Harakatuna.com. Colombo. Sri Lanka telah mencabut status darurat, Minggu (18/3/2018), yang diterapkan usai terjadinya tindak kekerasan antara komunitas Buddha dengan Muslim sepanjang bulan ini.
Sejumlah orang tewas dan ratusan toko milik Muslim serta beberapa masjid di disrik Kandy rusak dalam konflik tersebut.
Seperti dikutip AFP, aturan jam malam dan pembatasan menggunakan media sosial sempat diberlakukan guna meredam ketegangan yang berlangsung.
Kekerasan itu mulai muncul sejak 2012, yang disebut-sebut dimotori sekelompok oknum penganut Buddha.

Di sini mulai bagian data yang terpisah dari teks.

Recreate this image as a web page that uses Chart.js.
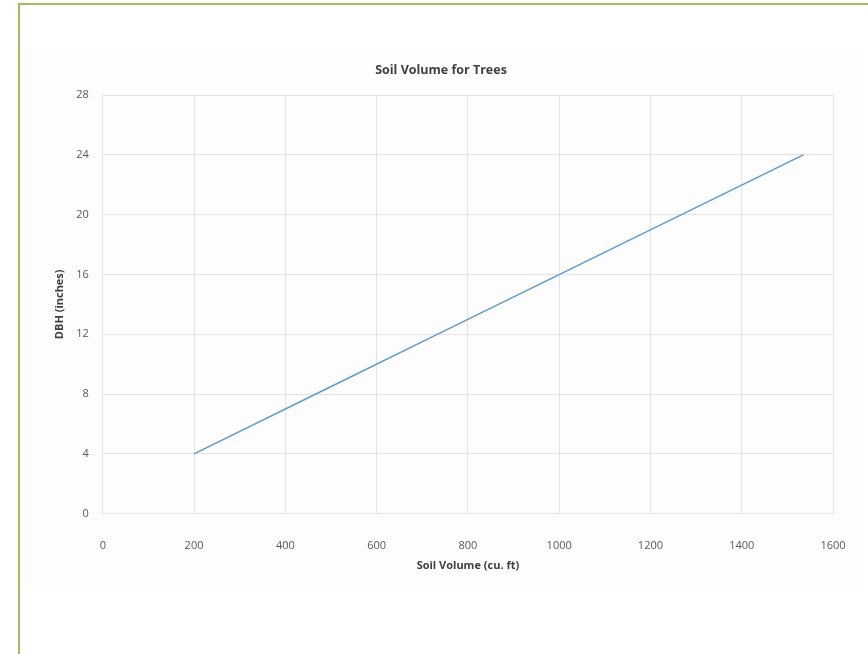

Kelompok itu menuduh Muslim di Sri Lanka mencoba mengajak masyarakat untuk memeluk Islam.
Tidak hanya itu, Muslim di Sri Lanka juga dituduh merusak sejumlah situs arkeologi umat Buddha.
Di bawah status darurat, otoritas Sri Lanka dapat menangkap dan menahan seseorang jika memang diperlukan.
Ketegangan memuncak di Sri Lanka pada 6 Maret, saat jasad pria Muslim terlihat ditarik dari sebuah bangunan yang terbakar di Sri Lanka.
Parlemen Sri Lanka telah mengeluarkan pernyataan maaf resmi kepada minoritas Muslim, yang berjumlah sekitar 10 persen dari total populasi di angka 21 juta jiwa.
Pada Juni 2014, kericuhan antara Buddha dengan Muslim di Sri Lanka menewaskan empat orang dan membuat sejumlah lainnya terluka.